Please do not use the ph up, by doing so it is possible to have sudden ph swings which will be more stressful to the fish. Please do try to find out what the GH and the KH of the water is. Alot of this can be found online from your local water people, if you are unable to find the information online than I would suggest calling them to find out the information. If over the month your ph has decreased than I would say that more than likely your kh is low, although right now that is a speculation. There are natural ways of raising the hardness and the ph in the tank which should be used over the use of chemicals in the tank. The following article by Byron explains about hardness and ph http://www.tropicalfishkeeping.com/f...quarium-73276/
From the numbers posted on your water parameters I would say that the tank is not cycled. With the fish having anchor worms it will be important that you make sure to keep your water pristine to keep them from getting secondary infections. I would suggest daily water changes of at least 30-40%. The following is from Lupin on his thread on freshwater and saltwater diseases Anchorworm (Lernaea elegans)
The crustacean Lernaea
is often called "anchorworm" by aquarists as it anchors deeply in the fish skin with its branched suction organ and has an elongated body without visible limbs. At the back end, there are two sac-like outgrowths where eggs develop.
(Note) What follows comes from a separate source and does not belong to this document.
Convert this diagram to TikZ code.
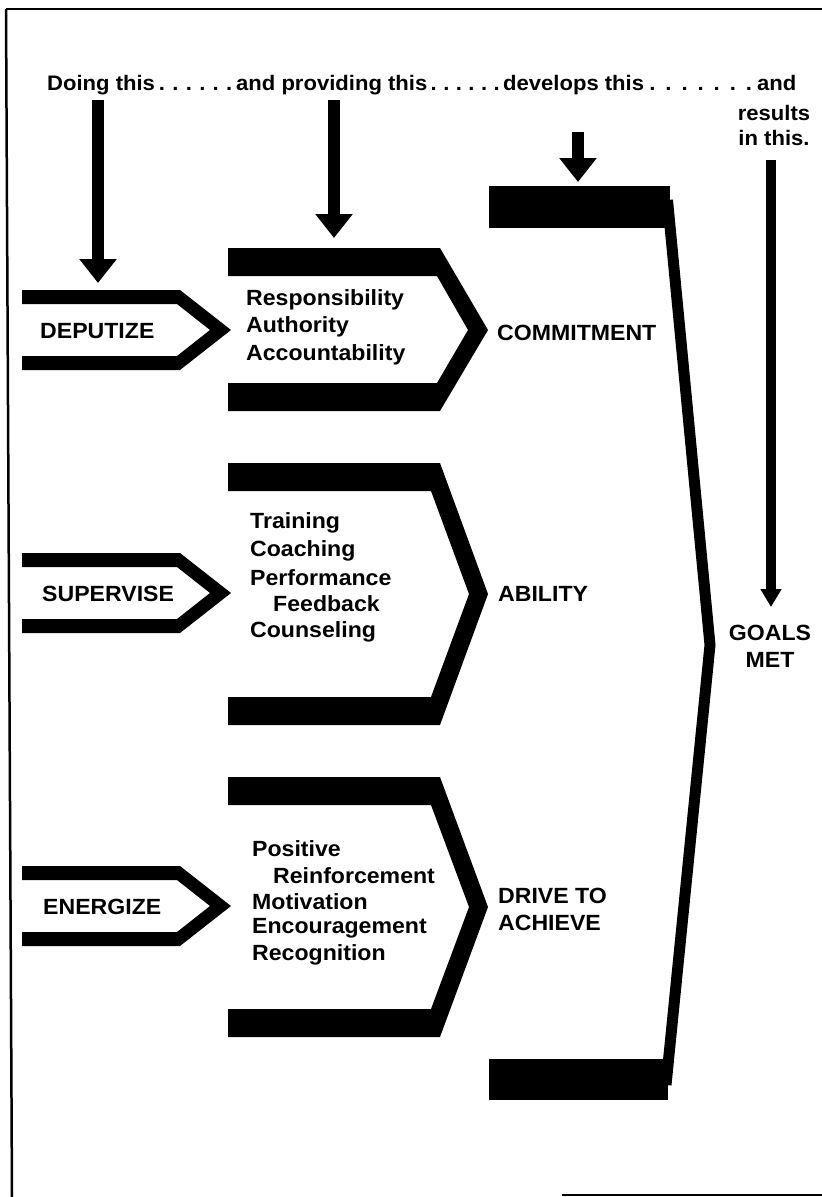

It takes the eggs between several days and and two weeks to attain maturity. Then they fall off and the larvae hatch. The mother crustacean dies and is repelled from the fish tissue after the eggs have fallen off. The laravae are also parasites and go to the gills of the fish to suck blood. As larvae, they attain sexual maturity there. After mating, the female larvae leave the fish and swim around as planktonic organisms for a short time. Then they find a host and bore their way into its skin. Treatment:
1. Dimilin Powder
The only known method of killing this parasite, without killing the fish is DIMILIN POWDER which can be used safely at any water temperature and has an action of sterilizing the adult and larval stages of this parasite which insures that all eggs produced, after the application of Dimilin, will not hatch.
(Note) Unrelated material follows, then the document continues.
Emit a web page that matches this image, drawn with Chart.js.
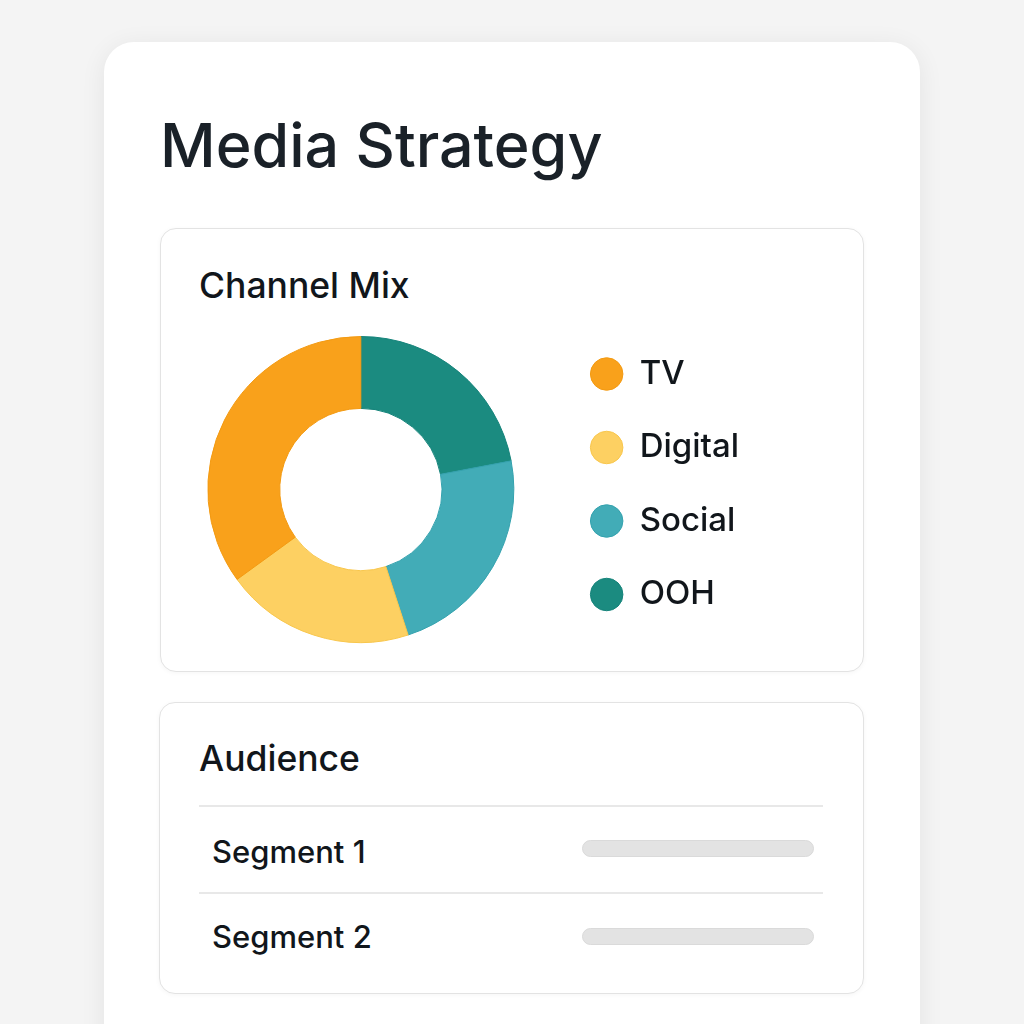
<!DOCTYPE html>
<html lang="en">
<head>
<meta charset="UTF-8">
<title>Media Strategy</title>
<script src="https://cdn.jsdelivr.net/npm/chart.js"></script>
<style>
  body { margin: 0; background: #f4f4f4; font-family: Inter, "Noto Sans", sans-serif; color: #11161b; }
  .page { position: relative; width: 1024px; height: 1024px; overflow: hidden; }
  .sheet { position: absolute; left: 104px; top: 42px; width: 816px; height: 1060px; background: #fff;
           border-radius: 30px; box-shadow: 0 4px 26px rgba(0,0,0,0.07); }
  .card { position: absolute; box-sizing: border-box; background: #fff; border: 1px solid #e3e3e3;
          border-radius: 16px; box-shadow: 0 1px 5px rgba(0,0,0,0.04); }
  .txt { position: absolute; margin: 0; line-height: 1; white-space: nowrap; font-weight: 500; }
  h1.txt { left: 160px; top: 115px; font-size: 61px; color: #1a2128; }
  .head { font-size: 35.5px; left: 199px; }
  .seg { font-size: 31px; left: 212px; font-weight: 450; }
  .rule { position: absolute; left: 199px; width: 624px; height: 2px; background: #e8e8e8; }
  .bar { position: absolute; left: 582px; width: 232px; height: 17px; box-sizing: border-box;
         background: #e3e3e3; border: 1px solid #dadada; border-radius: 9px; }
  .chart-box { position: absolute; left: 172px; top: 317px; width: 577px; height: 345px; }
</style>
</head>
<body>
<div class="page">
  <div class="sheet"></div>
  <h1 class="txt">Media Strategy</h1>

  <div class="card" style="left:160px; top:228px; width:704px; height:444px;"></div>
  <div class="txt head" style="top:268px;">Channel Mix</div>
  <div class="chart-box"><canvas id="mixChart"></canvas></div>

  <div class="card" style="left:159px; top:702px; width:705px; height:292px;"></div>
  <div class="txt head" style="top:741px;">Audience</div>
  <div class="rule" style="top:805px;"></div>
  <div class="txt seg" style="top:836px;">Segment 1</div>
  <div class="bar" style="top:840px;"></div>
  <div class="rule" style="top:892px;"></div>
  <div class="txt seg" style="top:921px;">Segment 2</div>
  <div class="bar" style="top:928px;"></div>
</div>

<script>
// drawn clockwise from the top, so listed OOH first; legend is reversed
const channels = ['OOH', 'Social', 'Digital', 'TV'];
const shares = [22, 23, 20, 35];
const fills = ['#1b8b80', '#42acb7', '#fdd062', '#f9a11b'];
const edges = ['#15837a', '#34a2ae', '#f8c64c', '#f39a12'];

new Chart(document.getElementById('mixChart'), {
    type: 'doughnut',
    data: {
        labels: channels,
        datasets: [{
            data: shares,
            backgroundColor: fills,
            borderColor: edges,
            borderWidth: 1,
            hoverOffset: 0
        }]
    },
    options: {
        responsive: true,
        maintainAspectRatio: false,
        animation: false,
        radius: 153,
        cutout: '53%',
        layout: { padding: 0 },
        plugins: {
            tooltip: { enabled: false },
            legend: {
                position: 'right',
                align: 'start',
                reverse: true,
                labels: {
                    usePointStyle: true,
                    pointStyle: 'circle',
                    boxHeight: 23,
                    padding: 40.5,
                    color: '#11161b',
                    font: { family: 'Inter', size: 33, weight: '500' }
                }
            }
        }
    }
});
</script>
</body>
</html>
Method: Dimilin Powder at the rate of 1 gram per ton of pond water. Measure out the quantity required and mix in a plastic bucket with pond water ensuring that the powder is dissolved then add to the pond in the previous manner. A second dosage may be needed to ensure that the life cycle of the anchor worm has been halted. After this second application the dead adults, which will still be hanging from the fish, can be removed using tweezers but making sure that the hooks, as well as the tail of the anchor worm are removed and then apply a proprietary topical dressing to prevent a secondary infection.
2. Potassium Permanganate
There is another way of removing anchor worm but more care has to be taken when removing all parts of the anchor worm which is to mix a strong solution of potassium permanganate crystals of 1 gram into 25 mls of hot water. Mix well until dissolved and then dip the tweezers into this solution prior to the removal of the anchor worm, once the solution touches the body, the anchor worm releases its grip immediately and it can then be lifted clear of the fish and the water. Wipe the end of the tweezers on a clean tissue to remove all traces before attempting to remove another anchor worm.
3. Sera Cyprinopur
Follow the instructions accordingly. Use Sera Baktopur to treat the wounds of the fish after the anchor worms have been pulled out. When pulling anchor worms out of the fish, firmly grasp the tweezers near its base where it is burying to the skin and quickly pull it out.
Read more: http://www.tropicalfishkeeping.com/t...#ixzz1WLMwN2Sx
During this time the most important thing is keeping the water as pristine as possible so that the fish can heal. After that I would deal with the ph and hardness issues. Livebearers like platys, guppies, mollys and swordtails do need harder basic water to thrive. We can look at these after the fish have had a chance to heal, and adjust accordingly.